§ **WHAT TO WORK ON**: Transcribe everything in the data word for word. Pictures are left out.

_ _ _ _ _

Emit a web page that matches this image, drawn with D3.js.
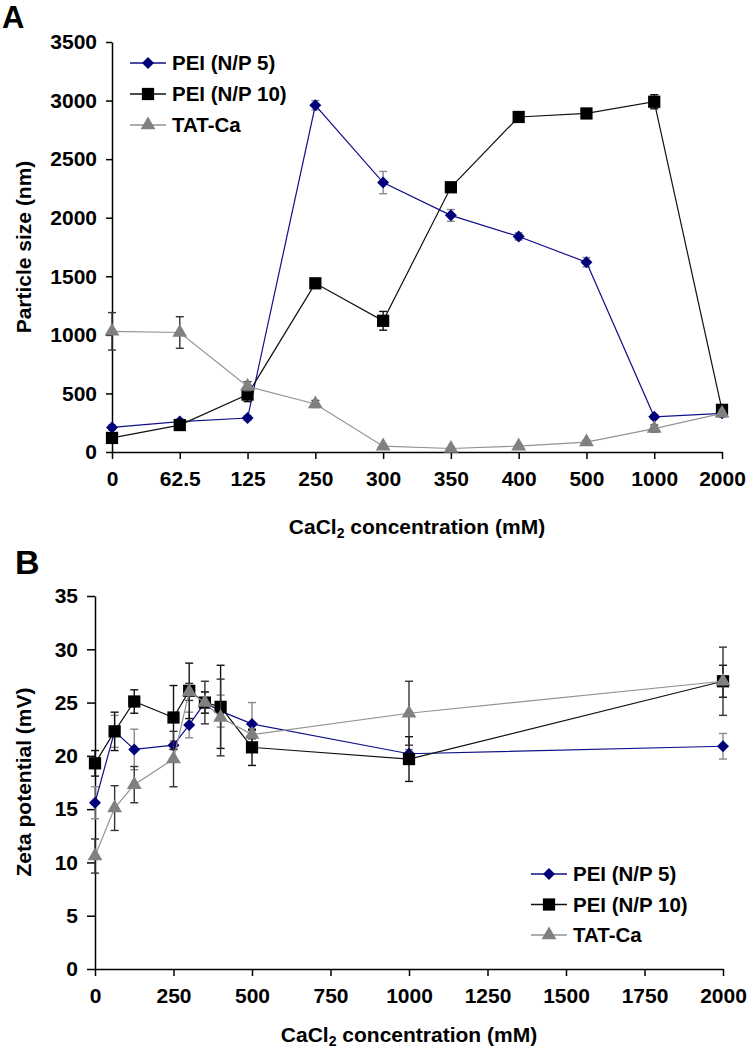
<!DOCTYPE html>
<html>
<head>
<meta charset="UTF-8">
<title>Particle size and zeta potential</title>
<script src="https://cdn.jsdelivr.net/npm/d3@7"></script>
<style>
    body { margin: 0; background: #fff; }
    svg text { font-family: "Liberation Sans", Arial, sans-serif; font-weight: bold; fill: #000; }
</style>
</head>
<body>
<script>

// CaCl2 concentrations (mM)
var conc = [0, 62.5, 125, 250, 300, 350, 400, 500, 1000, 2000];
var concLabels = ["0", "62.5", "125", "250", "300", "350", "400", "500", "1000", "2000"];
var seriesNames = ["PEI (N/P 5)", "PEI (N/P 10)", "TAT-Ca"];

// A: particle size (nm), mean and error
var sizePei5 = [210, 260, 290, 2960, 2300, 2020, 1840, 1620, 300, 330];
var sizePei5Err = [20, 20, 20, 40, 95, 50, 30, 40, 20, 20];
var sizePei10 = [120, 230, 490, 1440, 1120, 2260, 2860, 2890, 2990, 360];
var sizePei10Err = [20, 30, 60, 30, 80, 30, 20, 30, 60, 30];
var sizeTat = [1030, 1020, 560, 410, 50, 30, 50, 85, 200, 330];
var sizeTatErr = [160, 135, 40, 30, 15, 10, 10, 15, 30, 30];
var sizeTicks = [0, 500, 1000, 1500, 2000, 2500, 3000, 3500];

// B: zeta potential (mV), mean and error
var zetaPei5 = [15.6, 22.3, 20.6, 21.0, 22.9, 25.0, 24.2, 23.0, 20.2, 20.9];
var zetaPei5Err = [1.5, 1.5, 1.9, 0.4, 1.2, 1.0, 1.5, 2.0, 0.4, 1.2];
var zetaPei10 = [19.3, 22.3, 25.1, 23.6, 26.1, 25.0, 24.6, 20.8, 19.7, 27.0];
var zetaPei10Err = [1.2, 1.8, 1.1, 3.0, 2.6, 1.0, 3.9, 1.7, 2.1, 1.5];
var zetaTat = [10.6, 15.1, 17.3, 19.7, 26.0, 25.0, 23.6, 22.0, 24.0, 27.0];
var zetaTatErr = [1.6, 2.1, 1.7, 2.6, 0.8, 2.0, 3.6, 0.4, 3.0, 3.2];
var zetaTicks = [0, 5, 10, 15, 20, 25, 30, 35];
var concTicks = [0, 250, 500, 750, 1000, 1250, 1500, 1750, 2000];

// look of each series: line, marker, error bar
var styles = [
    { line: "#10108a", fill: "#00007a", err: "#8a8a8a", shape: "diamond" },
    { line: "#111", fill: "#000", err: "#111", shape: "square" },
    { line: "#939393", fill: "#808080", err: "#333", shape: "triangle" }
];

var svg = d3.select("body").append("svg")
            .attr("width", 749)
            .attr("height", 1050);

function marker(g, shape, x, y, fill) {
    var sym;
    if (shape == "diamond") sym = d3.symbol(d3.symbolSquare, 72);
    else if (shape == "square") sym = d3.symbol(d3.symbolSquare, 150);
    else sym = d3.symbol(d3.symbolTriangle, 95);
    g.append("path")
     .attr("d", sym())
     .attr("transform", "translate(" + x + "," + y + ")" + (shape == "diamond" ? " rotate(45)" : ""))
     .attr("fill", fill);
}

//Draws one series: error bars, connecting line, markers.
function drawSeries(g, xs, ys, errs, xScale, yScale, st) {
    var pts = xs.map(function (x, i) { return [xScale(x), yScale(ys[i])]; });

    var eb = g.append("g").attr("stroke", st.err).attr("stroke-width", 1.4).attr("fill", "none");
    pts.forEach(function (p, i) {
        var top = yScale(ys[i] + errs[i]), bot = yScale(ys[i] - errs[i]);
        eb.append("line").attr("x1", p[0]).attr("x2", p[0]).attr("y1", top).attr("y2", bot);
        eb.append("line").attr("x1", p[0] - 4).attr("x2", p[0] + 4).attr("y1", top).attr("y2", top);
        eb.append("line").attr("x1", p[0] - 4).attr("x2", p[0] + 4).attr("y1", bot).attr("y2", bot);
    });

    g.append("path")
     .attr("d", d3.line()(pts))
     .attr("fill", "none")
     .attr("stroke", st.line)
     .attr("stroke-width", 1.2);

    pts.forEach(function (p) { marker(g, st.shape, p[0], p[1], st.fill); });
}

function drawLegend(x, y, gap) {
    var lg = svg.append("g");
    seriesNames.forEach(function (name, i) {
        var yy = y + i * gap;
        lg.append("line").attr("x1", x).attr("x2", x + 36).attr("y1", yy).attr("y2", yy)
          .attr("stroke", styles[i].line).attr("stroke-width", 1.4);
        marker(lg, styles[i].shape, x + 18, yy, styles[i].fill);
        lg.append("text").attr("x", x + 42).attr("y", yy + 7).attr("font-size", 20.5).text(name);
    });
}

function styleAxis(g) {
    g.selectAll("path, line").attr("stroke", "#000").attr("stroke-width", 1.5);
    g.selectAll("text").attr("font-size", 21).attr("font-family", null).attr("fill", "#000");
}

function xTitle(x, y) {
    var t = svg.append("text").attr("x", x).attr("y", y).attr("text-anchor", "middle").attr("font-size", 21);
    t.append("tspan").text("CaCl");
    t.append("tspan").attr("font-size", 14).attr("dy", 4).text("2");
    t.append("tspan").attr("dy", -4).text(" concentration (mM)");
}

function yTitle(x, y, str) {
    svg.append("text")
       .attr("transform", "translate(" + x + "," + y + ") rotate(-90)")
       .attr("text-anchor", "middle")
       .attr("font-size", 21)
       .text(str);
}

var fmt = d3.format("d");

// ---------- Panel A ----------
var xA = d3.scalePoint().domain(concLabels).range([112, 722]);
var yA = d3.scaleLinear().domain([0, 3500]).range([452, 42]);

svg.append("text").attr("x", 2).attr("y", 28).attr("font-size", 31).text("A");

svg.append("g").attr("transform", "translate(112,0)")
   .call(d3.axisLeft(yA).tickValues(sizeTicks).tickFormat(fmt).tickSize(6).tickSizeOuter(0).tickPadding(9))
   .call(styleAxis);
svg.append("g").attr("transform", "translate(0,452)")
   .call(d3.axisBottom(xA).tickSize(7).tickSizeOuter(0).tickPadding(12))
   .call(styleAxis);

var gA = svg.append("g");
drawSeries(gA, concLabels, sizePei5, sizePei5Err, xA, yA, styles[0]);
drawSeries(gA, concLabels, sizePei10, sizePei10Err, xA, yA, styles[1]);
drawSeries(gA, concLabels, sizeTat, sizeTatErr, xA, yA, styles[2]);

drawLegend(130, 63, 31);
yTitle(31, 247, "Particle size (nm)");
xTitle(417, 534);

// ---------- Panel B ----------
var xB = d3.scaleLinear().domain([0, 2000]).range([95, 723]);
var yB = d3.scaleLinear().domain([0, 35]).range([969, 596]);

svg.append("text").attr("x", 15).attr("y", 574).attr("font-size", 34).text("B");

svg.append("g").attr("transform", "translate(95,0)")
   .call(d3.axisLeft(yB).tickValues(zetaTicks).tickFormat(fmt).tickSize(8).tickSizeOuter(0).tickPadding(9))
   .call(styleAxis);
svg.append("g").attr("transform", "translate(0,969)")
   .call(d3.axisBottom(xB).tickValues(concTicks).tickFormat(fmt).tickSize(7).tickSizeOuter(0).tickPadding(12))
   .call(styleAxis);

var gB = svg.append("g");
drawSeries(gB, conc, zetaPei5, zetaPei5Err, xB, yB, styles[0]);
drawSeries(gB, conc, zetaPei10, zetaPei10Err, xB, yB, styles[1]);
drawSeries(gB, conc, zetaTat, zetaTatErr, xB, yB, styles[2]);

drawLegend(531, 874, 30.5);
yTitle(31, 782, "Zeta potential (mV)");
xTitle(409, 1042);

</script>
</body>
</html>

_ _ _ _ _

§ **RIGHT ANSWER**:
Emit a web page that matches this image, drawn with D3.js.
<!DOCTYPE html>
<html>
<head>
<meta charset="UTF-8">
<title>Particle size and zeta potential</title>
<script src="https://cdn.jsdelivr.net/npm/d3@7"></script>
<style>
    body { margin: 0; background: #fff; }
    svg text { font-family: "Liberation Sans", Arial, sans-serif; font-weight: bold; fill: #000; }
</style>
</head>
<body>
<script>

// CaCl2 concentrations (mM)
var conc = [0, 62.5, 125, 250, 300, 350, 400, 500, 1000, 2000];
var concLabels = ["0", "62.5", "125", "250", "300", "350", "400", "500", "1000", "2000"];
var seriesNames = ["PEI (N/P 5)", "PEI (N/P 10)", "TAT-Ca"];

// A: particle size (nm), mean and error
var sizePei5 = [210, 260, 290, 2960, 2300, 2020, 1840, 1620, 300, 330];
var sizePei5Err = [20, 20, 20, 40, 95, 50, 30, 40, 20, 20];
var sizePei10 = [120, 230, 490, 1440, 1120, 2260, 2860, 2890, 2990, 360];
var sizePei10Err = [20, 30, 60, 30, 80, 30, 20, 30, 60, 30];
var sizeTat = [1030, 1020, 560, 410, 50, 30, 50, 85, 200, 330];
var sizeTatErr = [160, 135, 40, 30, 15, 10, 10, 15, 30, 30];
var sizeTicks = [0, 500, 1000, 1500, 2000, 2500, 3000, 3500];

// B: zeta potential (mV), mean and error
var zetaPei5 = [15.6, 22.3, 20.6, 21.0, 22.9, 25.0, 24.2, 23.0, 20.2, 20.9];
var zetaPei5Err = [1.5, 1.5, 1.9, 0.4, 1.2, 1.0, 1.5, 2.0, 0.4, 1.2];
var zetaPei10 = [19.3, 22.3, 25.1, 23.6, 26.1, 25.0, 24.6, 20.8, 19.7, 27.0];
var zetaPei10Err = [1.2, 1.8, 1.1, 3.0, 2.6, 1.0, 3.9, 1.7, 2.1, 1.5];
var zetaTat = [10.6, 15.1, 17.3, 19.7, 26.0, 25.0, 23.6, 22.0, 24.0, 27.0];
var zetaTatErr = [1.6, 2.1, 1.7, 2.6, 0.8, 2.0, 3.6, 0.4, 3.0, 3.2];
var zetaTicks = [0, 5, 10, 15, 20, 25, 30, 35];
var concTicks = [0, 250, 500, 750, 1000, 1250, 1500, 1750, 2000];

// look of each series: line, marker, error bar
var styles = [
    { line: "#10108a", fill: "#00007a", err: "#8a8a8a", shape: "diamond" },
    { line: "#111", fill: "#000", err: "#111", shape: "square" },
    { line: "#939393", fill: "#808080", err: "#333", shape: "triangle" }
];

var svg = d3.select("body").append("svg")
            .attr("width", 749)
            .attr("height", 1050);

function marker(g, shape, x, y, fill) {
    var sym;
    if (shape == "diamond") sym = d3.symbol(d3.symbolSquare, 72);
    else if (shape == "square") sym = d3.symbol(d3.symbolSquare, 150);
    else sym = d3.symbol(d3.symbolTriangle, 95);
    g.append("path")
     .attr("d", sym())
     .attr("transform", "translate(" + x + "," + y + ")" + (shape == "diamond" ? " rotate(45)" : ""))
     .attr("fill", fill);
}

//Draws one series: error bars, connecting line, markers.
function drawSeries(g, xs, ys, errs, xScale, yScale, st) {
    var pts = xs.map(function (x, i) { return [xScale(x), yScale(ys[i])]; });

    var eb = g.append("g").attr("stroke", st.err).attr("stroke-width", 1.4).attr("fill", "none");
    pts.forEach(function (p, i) {
        var top = yScale(ys[i] + errs[i]), bot = yScale(ys[i] - errs[i]);
        eb.append("line").attr("x1", p[0]).attr("x2", p[0]).attr("y1", top).attr("y2", bot);
        eb.append("line").attr("x1", p[0] - 4).attr("x2", p[0] + 4).attr("y1", top).attr("y2", top);
        eb.append("line").attr("x1", p[0] - 4).attr("x2", p[0] + 4).attr("y1", bot).attr("y2", bot);
    });

    g.append("path")
     .attr("d", d3.line()(pts))
     .attr("fill", "none")
     .attr("stroke", st.line)
     .attr("stroke-width", 1.2);

    pts.forEach(function (p) { marker(g, st.shape, p[0], p[1], st.fill); });
}

function drawLegend(x, y, gap) {
    var lg = svg.append("g");
    seriesNames.forEach(function (name, i) {
        var yy = y + i * gap;
        lg.append("line").attr("x1", x).attr("x2", x + 36).attr("y1", yy).attr("y2", yy)
          .attr("stroke", styles[i].line).attr("stroke-width", 1.4);
        marker(lg, styles[i].shape, x + 18, yy, styles[i].fill);
        lg.append("text").attr("x", x + 42).attr("y", yy + 7).attr("font-size", 20.5).text(name);
    });
}

function styleAxis(g) {
    g.selectAll("path, line").attr("stroke", "#000").attr("stroke-width", 1.5);
    g.selectAll("text").attr("font-size", 21).attr("font-family", null).attr("fill", "#000");
}

function xTitle(x, y) {
    var t = svg.append("text").attr("x", x).attr("y", y).attr("text-anchor", "middle").attr("font-size", 21);
    t.append("tspan").text("CaCl");
    t.append("tspan").attr("font-size", 14).attr("dy", 4).text("2");
    t.append("tspan").attr("dy", -4).text(" concentration (mM)");
}

function yTitle(x, y, str) {
    svg.append("text")
       .attr("transform", "translate(" + x + "," + y + ") rotate(-90)")
       .attr("text-anchor", "middle")
       .attr("font-size", 21)
       .text(str);
}

var fmt = d3.format("d");

// ---------- Panel A ----------
var xA = d3.scalePoint().domain(concLabels).range([112, 722]);
var yA = d3.scaleLinear().domain([0, 3500]).range([452, 42]);

svg.append("text").attr("x", 2).attr("y", 28).attr("font-size", 31).text("A");

svg.append("g").attr("transform", "translate(112,0)")
   .call(d3.axisLeft(yA).tickValues(sizeTicks).tickFormat(fmt).tickSize(6).tickSizeOuter(0).tickPadding(9))
   .call(styleAxis);
svg.append("g").attr("transform", "translate(0,452)")
   .call(d3.axisBottom(xA).tickSize(7).tickSizeOuter(0).tickPadding(12))
   .call(styleAxis);

var gA = svg.append("g");
drawSeries(gA, concLabels, sizePei5, sizePei5Err, xA, yA, styles[0]);
drawSeries(gA, concLabels, sizePei10, sizePei10Err, xA, yA, styles[1]);
drawSeries(gA, concLabels, sizeTat, sizeTatErr, xA, yA, styles[2]);

drawLegend(130, 63, 31);
yTitle(31, 247, "Particle size (nm)");
xTitle(417, 534);

// ---------- Panel B ----------
var xB = d3.scaleLinear().domain([0, 2000]).range([95, 723]);
var yB = d3.scaleLinear().domain([0, 35]).range([969, 596]);

svg.append("text").attr("x", 15).attr("y", 574).attr("font-size", 34).text("B");

svg.append("g").attr("transform", "translate(95,0)")
   .call(d3.axisLeft(yB).tickValues(zetaTicks).tickFormat(fmt).tickSize(8).tickSizeOuter(0).tickPadding(9))
   .call(styleAxis);
svg.append("g").attr("transform", "translate(0,969)")
   .call(d3.axisBottom(xB).tickValues(concTicks).tickFormat(fmt).tickSize(7).tickSizeOuter(0).tickPadding(12))
   .call(styleAxis);

var gB = svg.append("g");
drawSeries(gB, conc, zetaPei5, zetaPei5Err, xB, yB, styles[0]);
drawSeries(gB, conc, zetaPei10, zetaPei10Err, xB, yB, styles[1]);
drawSeries(gB, conc, zetaTat, zetaTatErr, xB, yB, styles[2]);

drawLegend(531, 874, 30.5);
yTitle(31, 782, "Zeta potential (mV)");
xTitle(409, 1042);

</script>
</body>
</html>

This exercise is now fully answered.